Dataset extract
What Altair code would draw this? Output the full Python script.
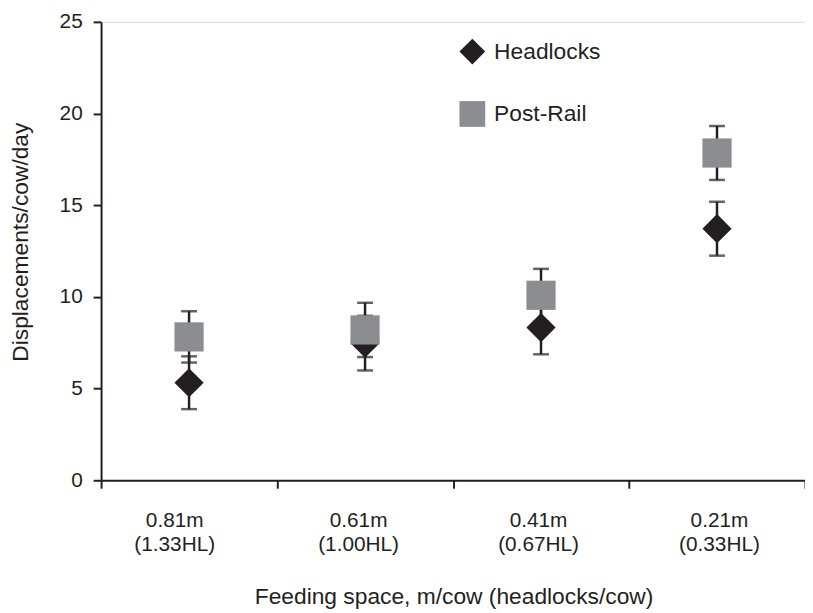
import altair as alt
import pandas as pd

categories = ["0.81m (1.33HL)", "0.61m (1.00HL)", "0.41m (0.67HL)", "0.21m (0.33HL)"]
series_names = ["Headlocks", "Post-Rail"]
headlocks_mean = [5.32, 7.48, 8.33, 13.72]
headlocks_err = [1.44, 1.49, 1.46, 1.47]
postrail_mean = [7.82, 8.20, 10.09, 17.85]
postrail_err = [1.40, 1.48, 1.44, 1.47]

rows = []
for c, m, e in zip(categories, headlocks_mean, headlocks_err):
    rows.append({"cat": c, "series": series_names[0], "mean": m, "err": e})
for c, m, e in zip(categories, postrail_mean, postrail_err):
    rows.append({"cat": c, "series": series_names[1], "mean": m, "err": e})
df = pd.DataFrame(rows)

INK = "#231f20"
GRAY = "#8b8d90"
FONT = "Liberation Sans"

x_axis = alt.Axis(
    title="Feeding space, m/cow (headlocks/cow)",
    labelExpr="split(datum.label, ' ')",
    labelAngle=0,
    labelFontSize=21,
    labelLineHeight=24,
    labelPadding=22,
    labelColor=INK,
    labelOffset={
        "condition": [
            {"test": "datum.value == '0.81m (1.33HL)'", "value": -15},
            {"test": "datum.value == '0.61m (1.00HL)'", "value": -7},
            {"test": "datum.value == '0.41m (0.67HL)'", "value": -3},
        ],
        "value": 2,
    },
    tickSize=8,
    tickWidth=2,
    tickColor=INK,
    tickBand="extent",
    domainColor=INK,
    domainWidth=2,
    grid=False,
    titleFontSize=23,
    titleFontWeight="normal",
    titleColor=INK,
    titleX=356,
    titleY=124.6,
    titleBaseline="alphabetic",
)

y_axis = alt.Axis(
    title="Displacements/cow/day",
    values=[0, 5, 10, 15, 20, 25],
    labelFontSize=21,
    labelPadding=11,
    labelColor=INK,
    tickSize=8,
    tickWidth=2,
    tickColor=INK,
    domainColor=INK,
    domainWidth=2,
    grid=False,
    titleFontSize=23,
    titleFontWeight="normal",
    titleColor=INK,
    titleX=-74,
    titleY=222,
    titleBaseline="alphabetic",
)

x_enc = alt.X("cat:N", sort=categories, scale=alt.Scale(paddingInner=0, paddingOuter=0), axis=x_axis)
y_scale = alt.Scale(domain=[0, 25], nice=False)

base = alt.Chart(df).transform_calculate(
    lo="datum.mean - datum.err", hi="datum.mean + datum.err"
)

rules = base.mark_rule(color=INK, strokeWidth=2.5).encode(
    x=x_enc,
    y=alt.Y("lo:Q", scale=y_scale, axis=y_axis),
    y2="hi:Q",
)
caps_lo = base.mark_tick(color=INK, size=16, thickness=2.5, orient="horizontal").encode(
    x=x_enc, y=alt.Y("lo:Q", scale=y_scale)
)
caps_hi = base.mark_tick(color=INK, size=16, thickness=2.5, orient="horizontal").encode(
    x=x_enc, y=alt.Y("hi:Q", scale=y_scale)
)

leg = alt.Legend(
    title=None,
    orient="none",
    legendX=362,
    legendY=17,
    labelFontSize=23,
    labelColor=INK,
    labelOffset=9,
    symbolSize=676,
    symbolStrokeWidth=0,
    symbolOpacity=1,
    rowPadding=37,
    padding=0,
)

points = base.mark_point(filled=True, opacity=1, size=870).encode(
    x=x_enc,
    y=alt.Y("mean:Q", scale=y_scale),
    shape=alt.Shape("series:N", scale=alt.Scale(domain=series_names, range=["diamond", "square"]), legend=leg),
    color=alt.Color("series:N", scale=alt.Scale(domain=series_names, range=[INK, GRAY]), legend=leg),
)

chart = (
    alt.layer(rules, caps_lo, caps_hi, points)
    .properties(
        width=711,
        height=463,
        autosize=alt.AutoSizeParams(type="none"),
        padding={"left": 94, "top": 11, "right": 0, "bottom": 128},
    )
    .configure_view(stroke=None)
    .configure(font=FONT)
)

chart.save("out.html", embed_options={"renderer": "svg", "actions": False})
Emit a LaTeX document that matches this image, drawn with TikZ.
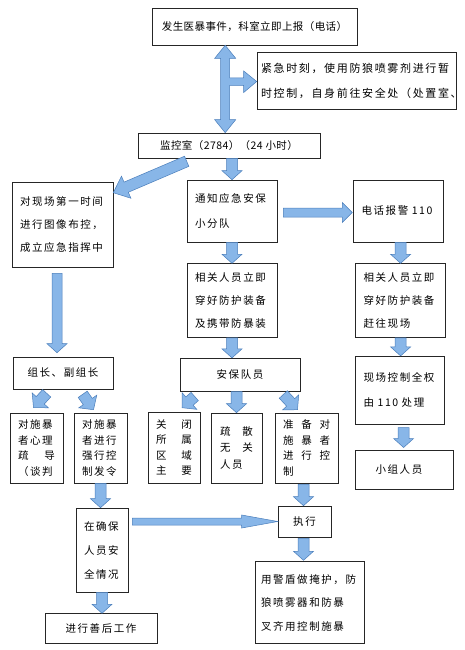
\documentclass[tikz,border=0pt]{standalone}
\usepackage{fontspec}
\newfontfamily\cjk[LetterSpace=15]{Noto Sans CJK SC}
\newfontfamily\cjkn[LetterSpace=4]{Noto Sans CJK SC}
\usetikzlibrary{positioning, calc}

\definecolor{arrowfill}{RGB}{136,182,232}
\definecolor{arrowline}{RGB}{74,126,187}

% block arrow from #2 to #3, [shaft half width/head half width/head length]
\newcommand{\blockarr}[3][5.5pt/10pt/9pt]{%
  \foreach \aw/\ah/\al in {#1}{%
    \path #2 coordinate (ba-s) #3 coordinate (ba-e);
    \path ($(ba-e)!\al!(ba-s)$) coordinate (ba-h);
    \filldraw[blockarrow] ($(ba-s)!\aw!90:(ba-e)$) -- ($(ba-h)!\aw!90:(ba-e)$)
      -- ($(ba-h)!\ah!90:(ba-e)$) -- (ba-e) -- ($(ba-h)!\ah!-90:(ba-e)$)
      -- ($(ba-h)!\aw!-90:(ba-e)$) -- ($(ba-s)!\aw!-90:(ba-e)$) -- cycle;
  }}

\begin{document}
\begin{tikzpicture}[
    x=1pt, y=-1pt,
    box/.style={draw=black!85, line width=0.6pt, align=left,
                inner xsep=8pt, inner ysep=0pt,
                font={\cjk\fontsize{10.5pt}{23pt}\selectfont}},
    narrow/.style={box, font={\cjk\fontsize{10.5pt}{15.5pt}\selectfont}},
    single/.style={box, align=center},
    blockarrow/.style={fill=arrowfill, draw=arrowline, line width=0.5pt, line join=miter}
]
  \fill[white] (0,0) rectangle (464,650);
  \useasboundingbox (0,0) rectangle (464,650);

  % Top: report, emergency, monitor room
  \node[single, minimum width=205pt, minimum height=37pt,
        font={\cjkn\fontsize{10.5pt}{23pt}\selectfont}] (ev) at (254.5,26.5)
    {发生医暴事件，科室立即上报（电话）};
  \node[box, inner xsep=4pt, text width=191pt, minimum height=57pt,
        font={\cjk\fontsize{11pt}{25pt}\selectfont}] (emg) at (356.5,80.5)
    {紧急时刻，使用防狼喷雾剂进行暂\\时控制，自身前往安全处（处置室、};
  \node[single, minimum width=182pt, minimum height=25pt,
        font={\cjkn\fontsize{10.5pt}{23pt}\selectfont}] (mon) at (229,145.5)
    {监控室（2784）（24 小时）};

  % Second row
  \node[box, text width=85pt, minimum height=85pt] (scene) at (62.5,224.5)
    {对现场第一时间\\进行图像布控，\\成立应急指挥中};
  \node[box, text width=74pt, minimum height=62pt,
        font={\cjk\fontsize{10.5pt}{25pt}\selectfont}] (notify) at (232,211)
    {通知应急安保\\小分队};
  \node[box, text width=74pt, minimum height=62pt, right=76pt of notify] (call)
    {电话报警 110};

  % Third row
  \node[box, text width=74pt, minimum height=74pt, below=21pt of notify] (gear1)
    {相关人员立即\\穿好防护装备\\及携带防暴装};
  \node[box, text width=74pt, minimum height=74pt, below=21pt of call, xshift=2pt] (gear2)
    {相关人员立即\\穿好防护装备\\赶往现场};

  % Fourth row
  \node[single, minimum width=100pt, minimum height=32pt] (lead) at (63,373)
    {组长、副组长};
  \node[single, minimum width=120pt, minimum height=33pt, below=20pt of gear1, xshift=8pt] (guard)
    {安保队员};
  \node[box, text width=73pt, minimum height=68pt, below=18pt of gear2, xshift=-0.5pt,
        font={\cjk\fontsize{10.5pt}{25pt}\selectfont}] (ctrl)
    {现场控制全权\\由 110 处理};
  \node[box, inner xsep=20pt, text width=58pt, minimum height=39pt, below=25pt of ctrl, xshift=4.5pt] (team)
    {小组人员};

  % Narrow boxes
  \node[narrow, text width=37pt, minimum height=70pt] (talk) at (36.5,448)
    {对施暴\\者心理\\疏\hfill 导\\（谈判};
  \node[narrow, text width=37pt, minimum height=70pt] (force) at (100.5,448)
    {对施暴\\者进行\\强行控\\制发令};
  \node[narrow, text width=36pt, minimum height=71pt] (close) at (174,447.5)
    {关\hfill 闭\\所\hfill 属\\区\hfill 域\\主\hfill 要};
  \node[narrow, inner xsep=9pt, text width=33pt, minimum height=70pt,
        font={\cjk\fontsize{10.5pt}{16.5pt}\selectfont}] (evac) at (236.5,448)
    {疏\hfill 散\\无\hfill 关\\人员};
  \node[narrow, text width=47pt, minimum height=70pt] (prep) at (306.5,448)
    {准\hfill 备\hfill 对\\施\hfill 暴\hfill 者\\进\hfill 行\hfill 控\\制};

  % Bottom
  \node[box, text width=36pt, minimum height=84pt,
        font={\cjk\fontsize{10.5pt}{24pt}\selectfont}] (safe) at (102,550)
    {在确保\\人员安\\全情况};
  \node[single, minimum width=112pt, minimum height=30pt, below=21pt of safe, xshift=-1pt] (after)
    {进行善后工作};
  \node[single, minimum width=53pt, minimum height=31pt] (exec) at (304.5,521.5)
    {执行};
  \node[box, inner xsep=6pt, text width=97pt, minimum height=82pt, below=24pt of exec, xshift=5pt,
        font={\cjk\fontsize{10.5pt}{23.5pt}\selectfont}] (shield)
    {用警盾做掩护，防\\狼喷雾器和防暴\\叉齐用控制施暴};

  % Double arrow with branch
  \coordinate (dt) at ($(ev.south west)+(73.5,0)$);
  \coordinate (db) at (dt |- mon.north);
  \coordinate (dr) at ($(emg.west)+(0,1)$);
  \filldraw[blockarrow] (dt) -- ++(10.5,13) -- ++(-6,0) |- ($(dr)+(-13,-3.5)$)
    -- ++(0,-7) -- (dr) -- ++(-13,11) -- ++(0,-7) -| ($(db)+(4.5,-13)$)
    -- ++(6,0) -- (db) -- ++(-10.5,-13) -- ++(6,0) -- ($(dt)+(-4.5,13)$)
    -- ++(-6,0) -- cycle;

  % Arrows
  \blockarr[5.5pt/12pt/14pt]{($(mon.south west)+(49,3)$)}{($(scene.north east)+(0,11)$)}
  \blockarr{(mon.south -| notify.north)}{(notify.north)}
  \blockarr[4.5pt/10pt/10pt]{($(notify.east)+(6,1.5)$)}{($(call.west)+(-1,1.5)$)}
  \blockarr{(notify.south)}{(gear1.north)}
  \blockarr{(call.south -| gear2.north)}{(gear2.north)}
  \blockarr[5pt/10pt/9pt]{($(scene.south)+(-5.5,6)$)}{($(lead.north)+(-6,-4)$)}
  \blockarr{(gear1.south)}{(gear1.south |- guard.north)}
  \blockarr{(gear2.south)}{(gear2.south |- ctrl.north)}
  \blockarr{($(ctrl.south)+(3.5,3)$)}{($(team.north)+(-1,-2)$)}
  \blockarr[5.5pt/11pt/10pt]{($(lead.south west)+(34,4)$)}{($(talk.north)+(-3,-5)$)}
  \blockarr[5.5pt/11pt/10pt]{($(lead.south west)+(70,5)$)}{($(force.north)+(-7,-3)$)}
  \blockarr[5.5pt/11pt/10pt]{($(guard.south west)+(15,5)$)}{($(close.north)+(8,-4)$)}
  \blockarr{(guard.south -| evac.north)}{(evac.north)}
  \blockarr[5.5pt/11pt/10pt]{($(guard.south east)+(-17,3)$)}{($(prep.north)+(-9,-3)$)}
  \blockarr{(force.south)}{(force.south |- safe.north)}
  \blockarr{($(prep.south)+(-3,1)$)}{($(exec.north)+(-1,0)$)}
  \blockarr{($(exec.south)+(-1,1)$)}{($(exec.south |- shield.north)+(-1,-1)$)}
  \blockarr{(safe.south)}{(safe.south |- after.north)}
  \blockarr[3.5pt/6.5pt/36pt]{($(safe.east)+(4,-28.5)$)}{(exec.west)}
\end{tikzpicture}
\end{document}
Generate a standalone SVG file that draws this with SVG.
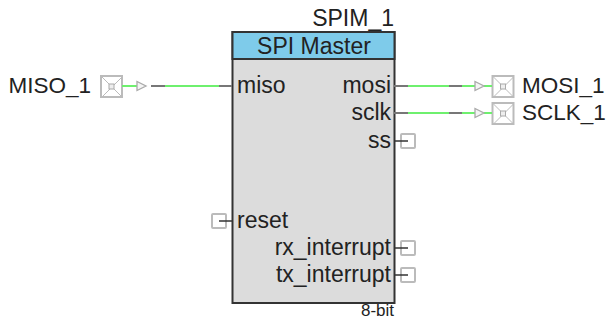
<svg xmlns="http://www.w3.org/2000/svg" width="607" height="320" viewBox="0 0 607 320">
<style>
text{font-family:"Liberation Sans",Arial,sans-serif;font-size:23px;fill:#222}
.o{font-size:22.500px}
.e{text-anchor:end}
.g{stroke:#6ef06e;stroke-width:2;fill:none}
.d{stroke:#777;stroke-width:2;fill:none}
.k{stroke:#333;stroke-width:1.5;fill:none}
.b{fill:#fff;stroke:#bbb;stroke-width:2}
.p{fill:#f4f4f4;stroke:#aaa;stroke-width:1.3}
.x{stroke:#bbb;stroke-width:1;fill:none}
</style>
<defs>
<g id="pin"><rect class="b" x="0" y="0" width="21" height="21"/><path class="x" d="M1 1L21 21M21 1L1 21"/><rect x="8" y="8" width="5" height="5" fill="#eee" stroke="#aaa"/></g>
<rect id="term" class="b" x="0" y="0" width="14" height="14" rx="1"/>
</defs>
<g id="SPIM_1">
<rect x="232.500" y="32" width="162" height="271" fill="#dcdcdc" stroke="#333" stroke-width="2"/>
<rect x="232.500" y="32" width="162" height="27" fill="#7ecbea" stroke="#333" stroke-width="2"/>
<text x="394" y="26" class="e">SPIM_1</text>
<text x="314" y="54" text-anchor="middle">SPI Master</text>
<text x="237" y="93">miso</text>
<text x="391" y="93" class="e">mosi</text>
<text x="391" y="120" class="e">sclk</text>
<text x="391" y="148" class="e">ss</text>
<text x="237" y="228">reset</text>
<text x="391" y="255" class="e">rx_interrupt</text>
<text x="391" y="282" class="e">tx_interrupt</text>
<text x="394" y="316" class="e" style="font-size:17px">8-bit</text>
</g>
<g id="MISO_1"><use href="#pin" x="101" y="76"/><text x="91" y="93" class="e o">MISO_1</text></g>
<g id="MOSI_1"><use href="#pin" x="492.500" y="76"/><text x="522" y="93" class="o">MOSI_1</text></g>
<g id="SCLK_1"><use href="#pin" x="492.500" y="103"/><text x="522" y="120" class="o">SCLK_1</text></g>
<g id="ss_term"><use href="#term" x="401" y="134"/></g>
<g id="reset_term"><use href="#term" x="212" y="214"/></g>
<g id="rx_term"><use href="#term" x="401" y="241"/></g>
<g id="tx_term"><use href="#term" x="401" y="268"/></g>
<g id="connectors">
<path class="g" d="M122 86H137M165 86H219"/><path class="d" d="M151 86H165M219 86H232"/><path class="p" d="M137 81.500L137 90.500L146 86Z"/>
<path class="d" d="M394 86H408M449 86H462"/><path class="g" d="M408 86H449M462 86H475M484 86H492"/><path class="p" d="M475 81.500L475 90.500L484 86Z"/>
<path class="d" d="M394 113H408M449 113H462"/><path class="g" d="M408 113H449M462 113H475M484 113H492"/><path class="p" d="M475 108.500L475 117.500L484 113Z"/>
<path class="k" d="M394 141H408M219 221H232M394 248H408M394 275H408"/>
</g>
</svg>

Given problem
Beginning with the first line of the records above, extract each line exactly through the line that holds "postrail_err = [1.40, 1.48, 1.44, 1.47]", both ends included. Omit pictures.

Output for this exercise
What Altair code would draw this? Output the full Python script.
import altair as alt
import pandas as pd

categories = ["0.81m (1.33HL)", "0.61m (1.00HL)", "0.41m (0.67HL)", "0.21m (0.33HL)"]
series_names = ["Headlocks", "Post-Rail"]
headlocks_mean = [5.32, 7.48, 8.33, 13.72]
headlocks_err = [1.44, 1.49, 1.46, 1.47]
postrail_mean = [7.82, 8.20, 10.09, 17.85]
postrail_err = [1.40, 1.48, 1.44, 1.47]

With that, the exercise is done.